■ **ENTRIES SUPPLIED**

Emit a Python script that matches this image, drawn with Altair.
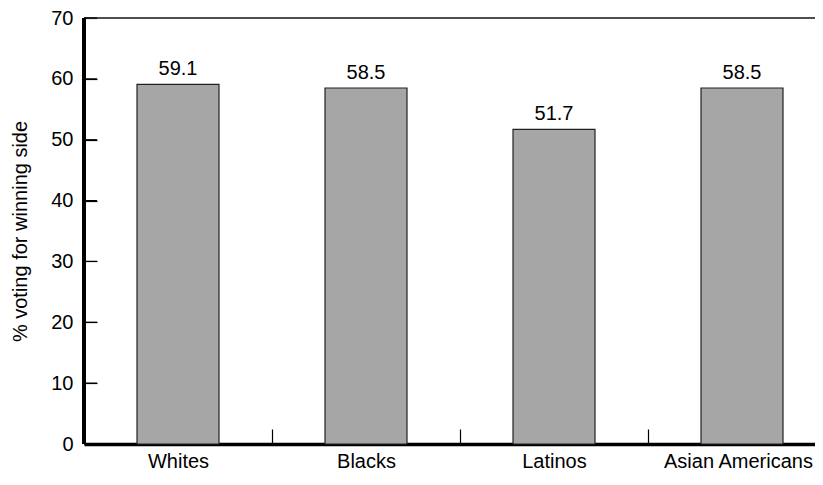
import altair as alt
import pandas as pd

groups = ["Whites", "Blacks", "Latinos", "Asian Americans"]
values = [59.1, 58.5, 51.7, 58.5]
y_ticks = [0, 10, 20, 30, 40, 50, 60, 70]

df = pd.DataFrame({"group": groups, "value": values, "idx": list(range(len(groups)))})
tick_df = pd.DataFrame({"tick": y_ticks})

W = 731
H = 426
STEP = 188
FONT = "Liberation Sans"
FS = 20
YTICK = 13

label_expr = "[" + ",".join("'" + g + "'" for g in groups) + "][datum.value]"
centers = list(range(len(groups)))
boundaries = [i + 0.5 for i in range(len(groups) - 1)]

x_lo = -0.5
xscale = alt.Scale(domain=[x_lo, x_lo + W / STEP], nice=False, zero=False, padding=0)
yscale = alt.Scale(domain=[0, 70], nice=False, padding=0)

base = alt.Chart(df)

bars = base.mark_bar(fill="#a6a6a6", stroke="#222222", strokeWidth=1.2, size=82).encode(
    x=alt.X("idx:Q", scale=xscale,
            axis=alt.Axis(title=None, ticks=False, values=centers, labelExpr=label_expr,
                          domainColor="black", domainWidth=3.5, orient="bottom",
                          labelFont=FONT, labelFontSize=FS, labelColor="black",
                          labelPadding=7, labelAngle=0, grid=False, labelFlush=False,
                          labelOverlap=False,
                          labelOffset={"condition": {"test": f"datum.value == {len(groups) - 1}",
                                                     "value": -4}, "value": 0})),
    y=alt.Y("value:Q", scale=yscale,
            axis=alt.Axis(title="% voting for winning side", values=y_ticks,
                          orient="left", ticks=False, domain=False, grid=False,
                          labelFont=FONT, labelFontSize=FS, labelColor="black",
                          labelPadding=11,
                          titleFont=FONT, titleFontSize=FS, titleFontWeight="normal",
                          titleColor="black", titleX=-64, titleBaseline="middle")),
)

labels = base.mark_text(baseline="bottom", dy=-5, font=FONT, fontSize=FS, color="black").encode(
    x=alt.X("idx:Q", scale=xscale,
            axis=alt.Axis(orient="bottom", offset=-15, values=boundaries, labels=False,
                          domain=False, title=None, tickSize=15, tickColor="black",
                          tickWidth=1.2, grid=False)),
    y=alt.Y("value:Q", scale=yscale,
            axis=alt.Axis(orient="right", offset=-W, values=y_ticks, labels=False,
                          domain=False, title=None, tickSize=YTICK, tickColor="black",
                          tickWidth=1.2, grid=False)),
    text=alt.Text("value:Q", format=".1f"),
)

top_line = alt.Chart(df).mark_rule(color="#444444", strokeWidth=1.2).encode(
    y=alt.Y(datum=70, scale=yscale, axis=None),
    x=alt.value(0),
    x2=alt.value("width"),
)

left_line = alt.Chart(df).mark_rule(color="black", strokeWidth=3.5).encode(
    y=alt.Y(datum=0, scale=yscale, axis=None),
    y2=alt.Y2(datum=70),
    x=alt.value(0),
)

y_inner_ticks = alt.Chart(tick_df).mark_rule(color="black", strokeWidth=1.2).encode(
    y=alt.Y("tick:Q", scale=yscale, axis=None),
    x=alt.X(datum=x_lo, scale=xscale, axis=None),
    x2=alt.X2(datum=x_lo + YTICK / STEP),
)

chart = alt.layer(bars, labels, top_line, left_line, y_inner_ticks).resolve_axis(
    x="independent", y="independent"
).properties(
    width=W, height=H,
    autosize=alt.AutoSizeParams(type="none"),
    padding={"left": 76, "top": 10, "right": 0, "bottom": 28},
).configure_view(stroke=None).configure(background="white")

chart.save("out.html", embed_options={"renderer": "svg", "actions": False})
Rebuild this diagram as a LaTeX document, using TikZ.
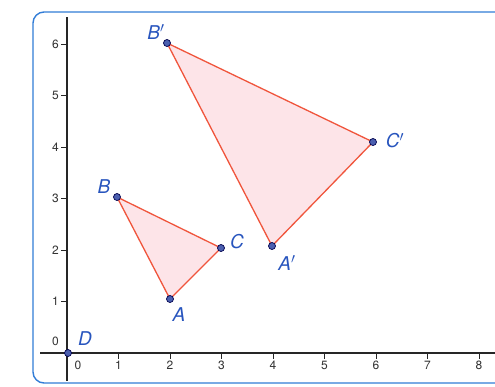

■ **PROBLEM DESCRIPTION**
Copy each line in the data that holds the word "this".

■ **TASK OUTPUT**
Emit a Python script that matches this image, drawn with Altair.
Rebuild this diagram as a LaTeX document, using TikZ.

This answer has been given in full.